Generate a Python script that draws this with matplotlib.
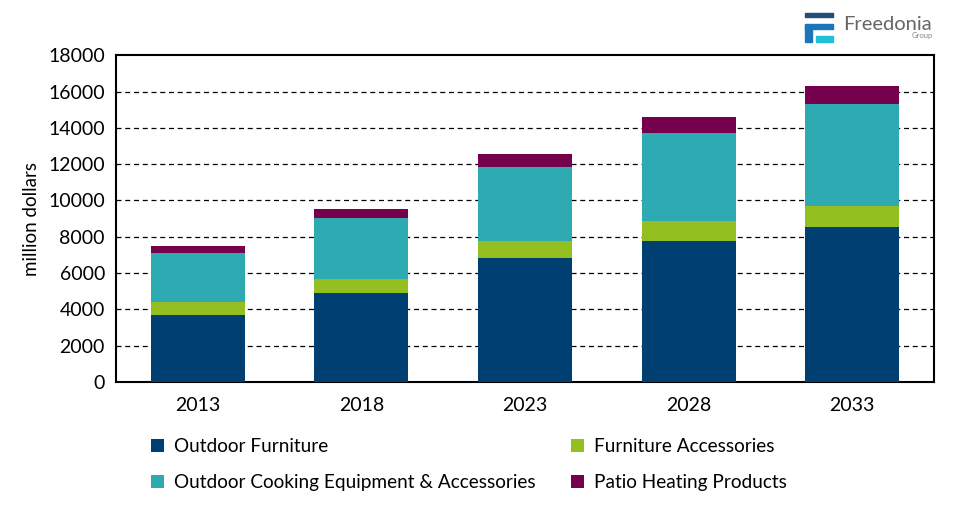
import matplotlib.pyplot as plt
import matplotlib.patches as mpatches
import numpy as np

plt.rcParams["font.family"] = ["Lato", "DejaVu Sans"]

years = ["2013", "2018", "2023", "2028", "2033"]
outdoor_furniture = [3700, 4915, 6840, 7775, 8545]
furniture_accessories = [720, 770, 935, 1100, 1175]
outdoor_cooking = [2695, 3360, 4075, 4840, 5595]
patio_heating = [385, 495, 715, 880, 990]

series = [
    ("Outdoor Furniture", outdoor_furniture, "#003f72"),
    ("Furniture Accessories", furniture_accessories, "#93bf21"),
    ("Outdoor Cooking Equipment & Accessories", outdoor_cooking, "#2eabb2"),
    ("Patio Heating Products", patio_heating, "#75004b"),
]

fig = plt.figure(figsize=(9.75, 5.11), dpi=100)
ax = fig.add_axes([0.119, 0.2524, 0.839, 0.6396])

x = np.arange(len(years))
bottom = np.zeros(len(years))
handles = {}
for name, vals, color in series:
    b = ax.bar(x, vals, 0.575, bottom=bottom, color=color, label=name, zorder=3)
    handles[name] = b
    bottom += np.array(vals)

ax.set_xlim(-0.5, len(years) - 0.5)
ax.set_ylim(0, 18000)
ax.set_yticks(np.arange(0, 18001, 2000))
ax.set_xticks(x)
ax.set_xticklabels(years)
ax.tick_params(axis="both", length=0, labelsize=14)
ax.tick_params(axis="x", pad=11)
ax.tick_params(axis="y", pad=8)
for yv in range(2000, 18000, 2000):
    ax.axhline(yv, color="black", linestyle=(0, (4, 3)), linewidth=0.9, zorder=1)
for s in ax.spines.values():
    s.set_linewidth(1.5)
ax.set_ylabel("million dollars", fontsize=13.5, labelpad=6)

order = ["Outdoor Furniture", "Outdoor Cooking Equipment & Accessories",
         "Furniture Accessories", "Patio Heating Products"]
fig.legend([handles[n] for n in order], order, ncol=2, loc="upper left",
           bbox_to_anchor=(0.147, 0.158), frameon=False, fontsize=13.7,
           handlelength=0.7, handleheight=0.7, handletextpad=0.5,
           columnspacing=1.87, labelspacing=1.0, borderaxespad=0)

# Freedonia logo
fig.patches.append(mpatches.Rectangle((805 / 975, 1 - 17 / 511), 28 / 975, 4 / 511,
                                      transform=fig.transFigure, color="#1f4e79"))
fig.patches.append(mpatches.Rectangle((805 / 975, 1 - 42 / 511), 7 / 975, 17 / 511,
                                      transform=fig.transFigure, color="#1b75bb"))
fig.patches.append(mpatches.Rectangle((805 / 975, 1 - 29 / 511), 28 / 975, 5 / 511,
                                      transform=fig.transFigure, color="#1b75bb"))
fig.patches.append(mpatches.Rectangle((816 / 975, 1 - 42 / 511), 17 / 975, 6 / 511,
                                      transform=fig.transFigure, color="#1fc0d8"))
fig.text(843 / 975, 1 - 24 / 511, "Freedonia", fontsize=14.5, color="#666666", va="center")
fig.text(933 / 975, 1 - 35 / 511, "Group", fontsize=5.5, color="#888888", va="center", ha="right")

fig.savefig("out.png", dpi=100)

» **TASK DIRECTIONS**: Skip every picture and return the lines above from the top through the one that contains "patio_heating = [385, 495, 715, 880, 990]".

» **TASK ANSWER**:
Generate a Python script that draws this with matplotlib.
import matplotlib.pyplot as plt
import matplotlib.patches as mpatches
import numpy as np

plt.rcParams["font.family"] = ["Lato", "DejaVu Sans"]

years = ["2013", "2018", "2023", "2028", "2033"]
outdoor_furniture = [3700, 4915, 6840, 7775, 8545]
furniture_accessories = [720, 770, 935, 1100, 1175]
outdoor_cooking = [2695, 3360, 4075, 4840, 5595]
patio_heating = [385, 495, 715, 880, 990]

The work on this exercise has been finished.